───── INFORMATION SUPPLIED
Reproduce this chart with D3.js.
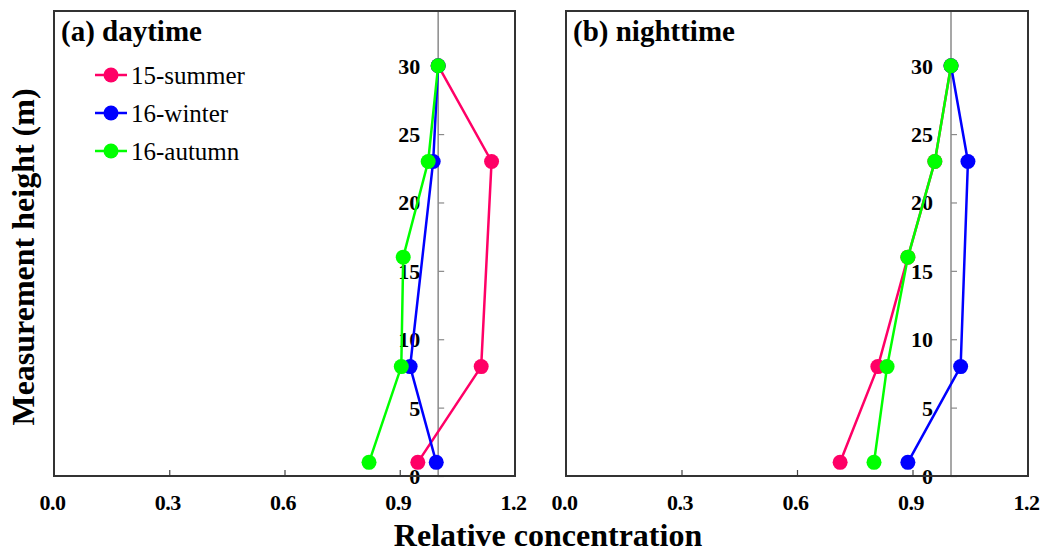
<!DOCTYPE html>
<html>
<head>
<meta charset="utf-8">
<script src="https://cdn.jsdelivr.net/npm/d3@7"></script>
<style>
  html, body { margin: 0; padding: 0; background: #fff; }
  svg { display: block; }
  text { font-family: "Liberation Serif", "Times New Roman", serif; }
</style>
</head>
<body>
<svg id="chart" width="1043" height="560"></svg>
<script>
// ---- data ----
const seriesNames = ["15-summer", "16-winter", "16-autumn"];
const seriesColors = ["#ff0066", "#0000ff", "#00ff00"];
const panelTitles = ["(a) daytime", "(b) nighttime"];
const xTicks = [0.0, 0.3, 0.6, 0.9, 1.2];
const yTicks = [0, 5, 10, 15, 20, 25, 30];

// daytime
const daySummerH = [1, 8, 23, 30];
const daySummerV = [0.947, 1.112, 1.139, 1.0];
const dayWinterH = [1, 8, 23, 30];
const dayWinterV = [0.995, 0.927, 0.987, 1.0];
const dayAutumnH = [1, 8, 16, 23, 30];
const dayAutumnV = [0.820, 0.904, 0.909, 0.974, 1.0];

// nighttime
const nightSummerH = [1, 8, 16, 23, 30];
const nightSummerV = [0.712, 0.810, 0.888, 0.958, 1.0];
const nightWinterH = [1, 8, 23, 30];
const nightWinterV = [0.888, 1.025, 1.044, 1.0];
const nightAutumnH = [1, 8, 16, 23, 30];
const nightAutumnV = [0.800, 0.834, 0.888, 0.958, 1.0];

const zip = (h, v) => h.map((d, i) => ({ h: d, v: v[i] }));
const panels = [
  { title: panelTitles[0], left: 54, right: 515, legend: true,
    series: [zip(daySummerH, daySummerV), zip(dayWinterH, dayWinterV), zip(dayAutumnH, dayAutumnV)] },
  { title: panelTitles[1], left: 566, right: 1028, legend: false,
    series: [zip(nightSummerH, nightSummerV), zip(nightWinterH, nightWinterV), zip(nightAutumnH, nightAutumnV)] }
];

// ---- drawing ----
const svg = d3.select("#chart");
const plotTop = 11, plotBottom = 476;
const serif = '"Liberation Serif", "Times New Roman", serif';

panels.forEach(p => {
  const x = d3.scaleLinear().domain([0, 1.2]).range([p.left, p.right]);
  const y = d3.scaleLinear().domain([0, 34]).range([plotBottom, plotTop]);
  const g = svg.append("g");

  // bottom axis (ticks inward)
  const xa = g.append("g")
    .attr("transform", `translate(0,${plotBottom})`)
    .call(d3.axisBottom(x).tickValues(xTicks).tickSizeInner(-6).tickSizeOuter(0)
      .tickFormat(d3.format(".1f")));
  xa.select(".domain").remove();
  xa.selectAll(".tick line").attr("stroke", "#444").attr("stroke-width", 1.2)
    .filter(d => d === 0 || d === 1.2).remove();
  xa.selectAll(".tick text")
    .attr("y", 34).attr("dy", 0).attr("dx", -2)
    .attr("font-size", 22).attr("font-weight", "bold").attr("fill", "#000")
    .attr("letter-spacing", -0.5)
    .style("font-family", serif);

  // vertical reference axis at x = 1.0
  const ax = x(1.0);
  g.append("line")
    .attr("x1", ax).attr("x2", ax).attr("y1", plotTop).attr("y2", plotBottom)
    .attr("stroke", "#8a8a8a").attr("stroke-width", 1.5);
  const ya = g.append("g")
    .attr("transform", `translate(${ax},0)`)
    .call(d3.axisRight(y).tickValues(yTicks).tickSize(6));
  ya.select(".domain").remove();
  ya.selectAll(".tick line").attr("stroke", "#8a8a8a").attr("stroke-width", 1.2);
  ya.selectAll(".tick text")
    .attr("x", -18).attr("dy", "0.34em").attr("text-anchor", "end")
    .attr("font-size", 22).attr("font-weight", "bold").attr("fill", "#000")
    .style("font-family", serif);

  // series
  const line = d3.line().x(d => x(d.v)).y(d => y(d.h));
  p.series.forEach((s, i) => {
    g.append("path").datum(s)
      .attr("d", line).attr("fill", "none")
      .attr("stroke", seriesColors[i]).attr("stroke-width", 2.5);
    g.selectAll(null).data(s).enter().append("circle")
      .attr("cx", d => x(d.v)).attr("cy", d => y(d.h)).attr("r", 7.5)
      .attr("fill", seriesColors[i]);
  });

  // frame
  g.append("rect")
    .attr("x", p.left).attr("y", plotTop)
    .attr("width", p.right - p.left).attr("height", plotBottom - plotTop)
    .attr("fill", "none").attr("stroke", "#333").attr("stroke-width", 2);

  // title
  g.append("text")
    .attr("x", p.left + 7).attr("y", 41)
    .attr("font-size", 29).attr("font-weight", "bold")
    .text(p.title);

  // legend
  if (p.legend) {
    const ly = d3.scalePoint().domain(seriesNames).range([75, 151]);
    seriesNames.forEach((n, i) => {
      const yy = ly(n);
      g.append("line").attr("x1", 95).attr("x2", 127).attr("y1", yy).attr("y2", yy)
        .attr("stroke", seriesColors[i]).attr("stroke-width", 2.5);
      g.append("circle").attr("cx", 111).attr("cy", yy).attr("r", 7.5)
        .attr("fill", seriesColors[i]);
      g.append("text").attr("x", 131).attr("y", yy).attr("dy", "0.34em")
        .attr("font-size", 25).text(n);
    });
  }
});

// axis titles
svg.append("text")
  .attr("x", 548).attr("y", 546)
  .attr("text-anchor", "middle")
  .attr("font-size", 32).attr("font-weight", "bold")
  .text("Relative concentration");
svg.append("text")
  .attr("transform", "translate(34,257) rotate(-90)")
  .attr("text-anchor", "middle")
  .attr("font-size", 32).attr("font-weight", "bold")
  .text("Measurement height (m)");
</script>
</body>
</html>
──────────
● WORK INSTRUCTIONS
Go through the listing above and quote it exactly, apart from its images.

● FINISHED TASK
Reproduce this chart with D3.js.
<!DOCTYPE html>
<html>
<head>
<meta charset="utf-8">
<script src="https://cdn.jsdelivr.net/npm/d3@7"></script>
<style>
  html, body { margin: 0; padding: 0; background: #fff; }
  svg { display: block; }
  text { font-family: "Liberation Serif", "Times New Roman", serif; }
</style>
</head>
<body>
<svg id="chart" width="1043" height="560"></svg>
<script>
// ---- data ----
const seriesNames = ["15-summer", "16-winter", "16-autumn"];
const seriesColors = ["#ff0066", "#0000ff", "#00ff00"];
const panelTitles = ["(a) daytime", "(b) nighttime"];
const xTicks = [0.0, 0.3, 0.6, 0.9, 1.2];
const yTicks = [0, 5, 10, 15, 20, 25, 30];

// daytime
const daySummerH = [1, 8, 23, 30];
const daySummerV = [0.947, 1.112, 1.139, 1.0];
const dayWinterH = [1, 8, 23, 30];
const dayWinterV = [0.995, 0.927, 0.987, 1.0];
const dayAutumnH = [1, 8, 16, 23, 30];
const dayAutumnV = [0.820, 0.904, 0.909, 0.974, 1.0];

// nighttime
const nightSummerH = [1, 8, 16, 23, 30];
const nightSummerV = [0.712, 0.810, 0.888, 0.958, 1.0];
const nightWinterH = [1, 8, 23, 30];
const nightWinterV = [0.888, 1.025, 1.044, 1.0];
const nightAutumnH = [1, 8, 16, 23, 30];
const nightAutumnV = [0.800, 0.834, 0.888, 0.958, 1.0];

const zip = (h, v) => h.map((d, i) => ({ h: d, v: v[i] }));
const panels = [
  { title: panelTitles[0], left: 54, right: 515, legend: true,
    series: [zip(daySummerH, daySummerV), zip(dayWinterH, dayWinterV), zip(dayAutumnH, dayAutumnV)] },
  { title: panelTitles[1], left: 566, right: 1028, legend: false,
    series: [zip(nightSummerH, nightSummerV), zip(nightWinterH, nightWinterV), zip(nightAutumnH, nightAutumnV)] }
];

// ---- drawing ----
const svg = d3.select("#chart");
const plotTop = 11, plotBottom = 476;
const serif = '"Liberation Serif", "Times New Roman", serif';

panels.forEach(p => {
  const x = d3.scaleLinear().domain([0, 1.2]).range([p.left, p.right]);
  const y = d3.scaleLinear().domain([0, 34]).range([plotBottom, plotTop]);
  const g = svg.append("g");

  // bottom axis (ticks inward)
  const xa = g.append("g")
    .attr("transform", `translate(0,${plotBottom})`)
    .call(d3.axisBottom(x).tickValues(xTicks).tickSizeInner(-6).tickSizeOuter(0)
      .tickFormat(d3.format(".1f")));
  xa.select(".domain").remove();
  xa.selectAll(".tick line").attr("stroke", "#444").attr("stroke-width", 1.2)
    .filter(d => d === 0 || d === 1.2).remove();
  xa.selectAll(".tick text")
    .attr("y", 34).attr("dy", 0).attr("dx", -2)
    .attr("font-size", 22).attr("font-weight", "bold").attr("fill", "#000")
    .attr("letter-spacing", -0.5)
    .style("font-family", serif);

  // vertical reference axis at x = 1.0
  const ax = x(1.0);
  g.append("line")
    .attr("x1", ax).attr("x2", ax).attr("y1", plotTop).attr("y2", plotBottom)
    .attr("stroke", "#8a8a8a").attr("stroke-width", 1.5);
  const ya = g.append("g")
    .attr("transform", `translate(${ax},0)`)
    .call(d3.axisRight(y).tickValues(yTicks).tickSize(6));
  ya.select(".domain").remove();
  ya.selectAll(".tick line").attr("stroke", "#8a8a8a").attr("stroke-width", 1.2);
  ya.selectAll(".tick text")
    .attr("x", -18).attr("dy", "0.34em").attr("text-anchor", "end")
    .attr("font-size", 22).attr("font-weight", "bold").attr("fill", "#000")
    .style("font-family", serif);

  // series
  const line = d3.line().x(d => x(d.v)).y(d => y(d.h));
  p.series.forEach((s, i) => {
    g.append("path").datum(s)
      .attr("d", line).attr("fill", "none")
      .attr("stroke", seriesColors[i]).attr("stroke-width", 2.5);
    g.selectAll(null).data(s).enter().append("circle")
      .attr("cx", d => x(d.v)).attr("cy", d => y(d.h)).attr("r", 7.5)
      .attr("fill", seriesColors[i]);
  });

  // frame
  g.append("rect")
    .attr("x", p.left).attr("y", plotTop)
    .attr("width", p.right - p.left).attr("height", plotBottom - plotTop)
    .attr("fill", "none").attr("stroke", "#333").attr("stroke-width", 2);

  // title
  g.append("text")
    .attr("x", p.left + 7).attr("y", 41)
    .attr("font-size", 29).attr("font-weight", "bold")
    .text(p.title);

  // legend
  if (p.legend) {
    const ly = d3.scalePoint().domain(seriesNames).range([75, 151]);
    seriesNames.forEach((n, i) => {
      const yy = ly(n);
      g.append("line").attr("x1", 95).attr("x2", 127).attr("y1", yy).attr("y2", yy)
        .attr("stroke", seriesColors[i]).attr("stroke-width", 2.5);
      g.append("circle").attr("cx", 111).attr("cy", yy).attr("r", 7.5)
        .attr("fill", seriesColors[i]);
      g.append("text").attr("x", 131).attr("y", yy).attr("dy", "0.34em")
        .attr("font-size", 25).text(n);
    });
  }
});

// axis titles
svg.append("text")
  .attr("x", 548).attr("y", 546)
  .attr("text-anchor", "middle")
  .attr("font-size", 32).attr("font-weight", "bold")
  .text("Relative concentration");
svg.append("text")
  .attr("transform", "translate(34,257) rotate(-90)")
  .attr("text-anchor", "middle")
  .attr("font-size", 32).attr("font-weight", "bold")
  .text("Measurement height (m)");
</script>
</body>
</html>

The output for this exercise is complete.